Energy Rating UK

Now more than ever we are searching ways to improve on our exhaustive energy consumption . Property is one area which can provide a big impact.

Our global real estate is accountable for 40% of our carbon dioxide emissions. That’s 10% greater than cars and is crucial to making our planet greener and safer.

How does this relate to EPC’s or Energy Performance Certificates?

Since 2007 the Government introduced EPC’s along with the home information pack to facilitate the sale of a property. Home information packs were abolished shortly after, but the EPC remained.

Until now anyone selling or letting a property are required by law to produce a valid Energy Certificate unless they are exempt. If you’re a landlord, then your property has to rate an E or above. Anything below then you must improve your property to rate and E or you will be unable to rent.

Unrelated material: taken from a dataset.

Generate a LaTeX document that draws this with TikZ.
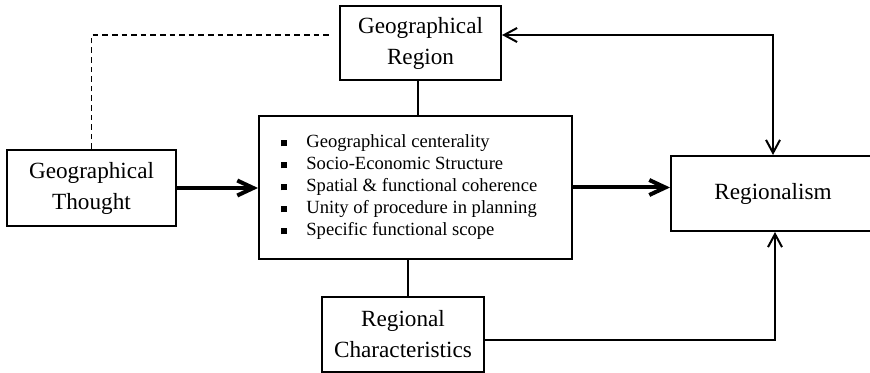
\documentclass[tikz,border=0pt]{standalone}
\usepackage{fontspec}
\setmainfont{Liberation Serif}
\usetikzlibrary{arrows.meta,positioning}
\newcommand{\sqbullet}{\rule[0.8pt]{3pt}{3pt}}

\begin{document}
\begin{tikzpicture}[x=0.5pt,y=-0.5pt,
        box/.style={draw,line width=1pt,inner sep=0pt,align=center,font=\fontsize{11.6}{15.5}\selectfont},
        link/.style={line width=1pt},
        dashlink/.style={line width=0.8pt,dash pattern=on 2.8pt off 2pt},
        bigarrow/.style={line width=2pt,-{Straight Barb[length=8pt,width=7.5pt]}},
        >={Straight Barb[length=6.5pt,width=7pt]}]

    \useasboundingbox (0,0) rectangle (870,373);

    % boxes
    \node[box,minimum width=80.5pt,minimum height=37pt] (region) at (420.5,43) {Geographical\\Region};
    \node[box,minimum width=84.5pt,minimum height=38pt] (thought) at (91.5,188) {Geographical\\Thought};
    \node[box,minimum width=156.5pt,minimum height=71.5pt] (items) at (415.5,187.5) {};
    \node[box,minimum width=102pt,minimum height=37.5pt] (regionalism) at (773,193.5) {Regionalism};
    \node[box,minimum width=81pt,minimum height=37.5pt] (traits) at (403,334.5) {Regional\\Characteristics};

    % bullet list inside the central box
    \node[anchor=west,inner sep=0pt,font=\fontsize{9.3}{11}\selectfont] (list) at (280.5,187.5) {%
        \begin{tabular}{@{}l@{\hspace{9.75pt}}l@{}}
            \sqbullet & Geographical centerality\\
            \sqbullet & Socio-Economic Structure\\
            \sqbullet & Spatial \& functional coherence\\
            \sqbullet & Unity of procedure in planning\\
            \sqbullet & Specific functional scope
        \end{tabular}};

    % connectors
    \draw[dashlink,shorten >=3.5pt] (thought.north) |- ([yshift=4pt]region.west);
    \draw[link] ([xshift=-1.25pt]region.south) -- ([xshift=-1.25pt]region.south |- items.north);
    \draw[link] ([xshift=2.5pt]traits.north) -- ([xshift=2.5pt]traits.north |- items.south);
    \draw[link,<->] ([yshift=4pt]region.east) -| (regionalism.north);
    \draw[link,->] ([yshift=-2.75pt]traits.east) -| ([xshift=1pt]regionalism.south);
    \draw[bigarrow] (thought.east) -- (thought.east -| items.west);
    \draw[bigarrow] (items.east) -- (items.east -| regionalism.west);
\end{tikzpicture}
\end{document}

However, times are changing and fast with the Governments pledge to reach a target of Net Zero by 2050 makes property a prime target for achieving this.

Creating the EPC has provided a network of energy surveys across the property sector in the UK & Europe. This has built a picture of where we stand and where we need to go in order to help reduce our carbon emissions.

Target rating of C

After December 2025 anyone letting their property will have to obtain an Energy Rating C or higher. This also means that all existing tenancies will need a C by December 2028.

Going forward with the Governments plans, all residential property will be required to meet the C rating by 2035.

Mortgage lenders will also be required to have a C rating in order to lend providing incentive to homeowners and landlords to make improvements before they sell or let.

Importance of an EPC

Having worked in the property business for over 20 years, initially the evolution of the EPC was considered another government spin to make money. In fact, its still not uncommon to pick up keys from a business and the humble EPC still gets a dressing down.

In essence, the EPC is important, very important. It is a way to gauge your properties efficiency and therefore the foundations to make improvements. Improvements which make a property less reliant on the consumption of earth’s resources – less consumption, less Carbon Emissions, not to mention cheaper.

Where does this take us?

In order to reduce our carbon emissions then property plays a substantial part. Its unlikely a residential owner or landlord will avoid the inevitable but at what cost?

Its estimated an average property will cost 27k just to bring it into a C but considering a heat pump is 10-20k then the costs could be considerably more.

In our current economic climate and the squeeze on incomes we face turbulent times. Especially if we need to hit our target by 2050.